From the first line of the listing below, retype each line up to and including the one with "plt.rcParams['axes.labelweight'] = 'heavy'"; pictures stay out.

※ ※ ※

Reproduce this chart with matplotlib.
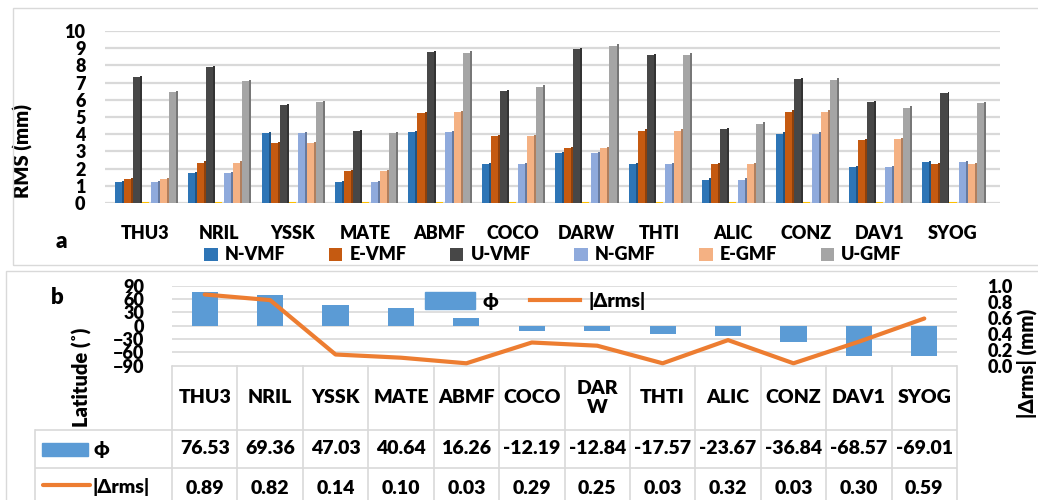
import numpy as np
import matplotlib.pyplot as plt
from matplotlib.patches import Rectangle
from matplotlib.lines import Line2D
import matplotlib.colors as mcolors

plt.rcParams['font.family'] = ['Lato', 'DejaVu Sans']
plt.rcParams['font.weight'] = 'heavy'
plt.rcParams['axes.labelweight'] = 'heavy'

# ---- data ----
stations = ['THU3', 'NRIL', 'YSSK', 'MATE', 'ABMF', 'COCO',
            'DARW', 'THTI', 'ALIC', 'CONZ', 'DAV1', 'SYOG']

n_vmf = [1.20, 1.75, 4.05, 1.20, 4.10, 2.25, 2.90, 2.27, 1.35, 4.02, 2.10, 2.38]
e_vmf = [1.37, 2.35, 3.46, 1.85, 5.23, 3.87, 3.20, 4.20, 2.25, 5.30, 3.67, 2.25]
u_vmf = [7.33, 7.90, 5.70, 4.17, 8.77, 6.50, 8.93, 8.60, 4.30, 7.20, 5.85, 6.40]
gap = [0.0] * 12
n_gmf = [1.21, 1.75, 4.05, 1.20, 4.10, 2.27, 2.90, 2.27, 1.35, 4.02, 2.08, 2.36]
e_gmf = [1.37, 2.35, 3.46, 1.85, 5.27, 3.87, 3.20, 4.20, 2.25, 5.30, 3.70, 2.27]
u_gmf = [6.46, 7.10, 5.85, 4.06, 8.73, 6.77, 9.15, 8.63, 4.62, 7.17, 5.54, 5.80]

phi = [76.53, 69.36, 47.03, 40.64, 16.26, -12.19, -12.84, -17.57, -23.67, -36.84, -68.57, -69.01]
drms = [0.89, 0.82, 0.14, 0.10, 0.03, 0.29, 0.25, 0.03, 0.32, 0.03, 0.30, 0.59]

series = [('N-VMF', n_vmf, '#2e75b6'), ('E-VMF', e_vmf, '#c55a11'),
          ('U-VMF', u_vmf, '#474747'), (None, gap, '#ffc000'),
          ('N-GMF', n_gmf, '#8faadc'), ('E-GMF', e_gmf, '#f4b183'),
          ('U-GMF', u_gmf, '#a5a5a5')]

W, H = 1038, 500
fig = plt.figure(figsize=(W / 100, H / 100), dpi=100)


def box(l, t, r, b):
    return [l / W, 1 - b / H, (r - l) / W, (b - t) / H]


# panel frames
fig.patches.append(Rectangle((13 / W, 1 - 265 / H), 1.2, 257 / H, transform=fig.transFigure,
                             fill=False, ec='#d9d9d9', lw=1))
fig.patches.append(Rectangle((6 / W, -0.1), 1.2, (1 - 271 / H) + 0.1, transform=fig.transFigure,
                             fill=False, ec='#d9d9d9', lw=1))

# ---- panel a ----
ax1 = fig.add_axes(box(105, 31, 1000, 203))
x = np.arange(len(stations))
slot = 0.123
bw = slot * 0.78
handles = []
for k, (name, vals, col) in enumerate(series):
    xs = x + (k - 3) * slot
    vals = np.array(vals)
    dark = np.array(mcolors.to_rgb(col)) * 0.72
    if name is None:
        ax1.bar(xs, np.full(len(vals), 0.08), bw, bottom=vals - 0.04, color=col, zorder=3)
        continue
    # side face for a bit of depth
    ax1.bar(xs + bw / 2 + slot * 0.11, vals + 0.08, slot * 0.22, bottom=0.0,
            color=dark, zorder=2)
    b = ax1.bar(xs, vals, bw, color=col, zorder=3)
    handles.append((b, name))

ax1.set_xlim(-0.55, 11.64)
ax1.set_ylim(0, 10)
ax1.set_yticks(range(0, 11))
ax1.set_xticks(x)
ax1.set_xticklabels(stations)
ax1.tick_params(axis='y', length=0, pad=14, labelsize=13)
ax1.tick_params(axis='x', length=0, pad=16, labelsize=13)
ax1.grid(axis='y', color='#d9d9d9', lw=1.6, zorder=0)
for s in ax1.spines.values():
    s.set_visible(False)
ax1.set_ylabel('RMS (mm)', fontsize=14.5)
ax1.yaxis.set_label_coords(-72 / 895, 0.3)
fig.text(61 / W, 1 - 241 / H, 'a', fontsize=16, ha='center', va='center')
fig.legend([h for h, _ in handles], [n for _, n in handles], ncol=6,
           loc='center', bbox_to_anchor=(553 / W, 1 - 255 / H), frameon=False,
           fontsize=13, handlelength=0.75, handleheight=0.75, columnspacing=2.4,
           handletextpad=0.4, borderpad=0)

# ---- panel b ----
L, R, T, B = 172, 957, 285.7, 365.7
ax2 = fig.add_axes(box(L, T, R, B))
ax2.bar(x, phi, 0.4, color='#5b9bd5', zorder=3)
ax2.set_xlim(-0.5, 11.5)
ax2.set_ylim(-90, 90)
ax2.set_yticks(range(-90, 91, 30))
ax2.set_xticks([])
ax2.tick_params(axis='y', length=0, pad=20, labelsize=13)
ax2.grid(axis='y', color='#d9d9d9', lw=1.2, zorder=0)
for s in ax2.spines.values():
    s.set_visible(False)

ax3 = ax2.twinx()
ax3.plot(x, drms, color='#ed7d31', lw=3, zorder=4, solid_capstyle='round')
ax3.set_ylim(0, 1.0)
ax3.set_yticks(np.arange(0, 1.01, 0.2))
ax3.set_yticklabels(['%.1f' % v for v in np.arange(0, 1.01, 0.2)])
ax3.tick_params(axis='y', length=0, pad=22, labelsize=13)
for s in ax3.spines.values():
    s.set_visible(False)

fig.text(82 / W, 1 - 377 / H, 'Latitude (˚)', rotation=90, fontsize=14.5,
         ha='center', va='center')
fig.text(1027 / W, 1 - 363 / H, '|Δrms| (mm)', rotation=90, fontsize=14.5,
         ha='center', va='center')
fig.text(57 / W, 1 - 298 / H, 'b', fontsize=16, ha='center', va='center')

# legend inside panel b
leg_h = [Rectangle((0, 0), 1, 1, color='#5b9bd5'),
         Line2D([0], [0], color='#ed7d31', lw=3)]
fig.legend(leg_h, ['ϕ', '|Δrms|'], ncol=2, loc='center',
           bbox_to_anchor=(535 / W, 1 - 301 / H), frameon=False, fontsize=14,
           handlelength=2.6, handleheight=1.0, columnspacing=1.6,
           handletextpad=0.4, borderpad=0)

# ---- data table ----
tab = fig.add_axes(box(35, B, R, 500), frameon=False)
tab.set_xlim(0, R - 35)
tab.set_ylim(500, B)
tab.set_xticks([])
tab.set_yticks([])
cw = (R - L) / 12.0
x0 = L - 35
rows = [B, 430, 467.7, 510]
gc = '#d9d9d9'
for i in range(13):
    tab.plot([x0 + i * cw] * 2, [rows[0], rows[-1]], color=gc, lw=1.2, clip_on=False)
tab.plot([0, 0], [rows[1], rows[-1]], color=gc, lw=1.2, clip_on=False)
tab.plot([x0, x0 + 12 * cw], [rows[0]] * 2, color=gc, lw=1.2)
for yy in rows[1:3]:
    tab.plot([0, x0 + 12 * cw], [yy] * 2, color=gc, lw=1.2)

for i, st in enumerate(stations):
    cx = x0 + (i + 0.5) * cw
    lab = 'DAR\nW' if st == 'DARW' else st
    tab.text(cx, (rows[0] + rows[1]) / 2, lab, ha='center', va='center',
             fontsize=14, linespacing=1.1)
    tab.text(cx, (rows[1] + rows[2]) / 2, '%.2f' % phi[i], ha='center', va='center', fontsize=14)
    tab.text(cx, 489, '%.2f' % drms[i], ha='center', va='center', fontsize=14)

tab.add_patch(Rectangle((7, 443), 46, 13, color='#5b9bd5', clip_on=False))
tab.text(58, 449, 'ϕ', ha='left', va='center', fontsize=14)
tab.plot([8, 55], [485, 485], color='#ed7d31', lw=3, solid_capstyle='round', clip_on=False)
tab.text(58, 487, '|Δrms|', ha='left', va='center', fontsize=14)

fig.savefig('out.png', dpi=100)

※ ※ ※

Task answer
Reproduce this chart with matplotlib.
import numpy as np
import matplotlib.pyplot as plt
from matplotlib.patches import Rectangle
from matplotlib.lines import Line2D
import matplotlib.colors as mcolors

plt.rcParams['font.family'] = ['Lato', 'DejaVu Sans']
plt.rcParams['font.weight'] = 'heavy'
plt.rcParams['axes.labelweight'] = 'heavy'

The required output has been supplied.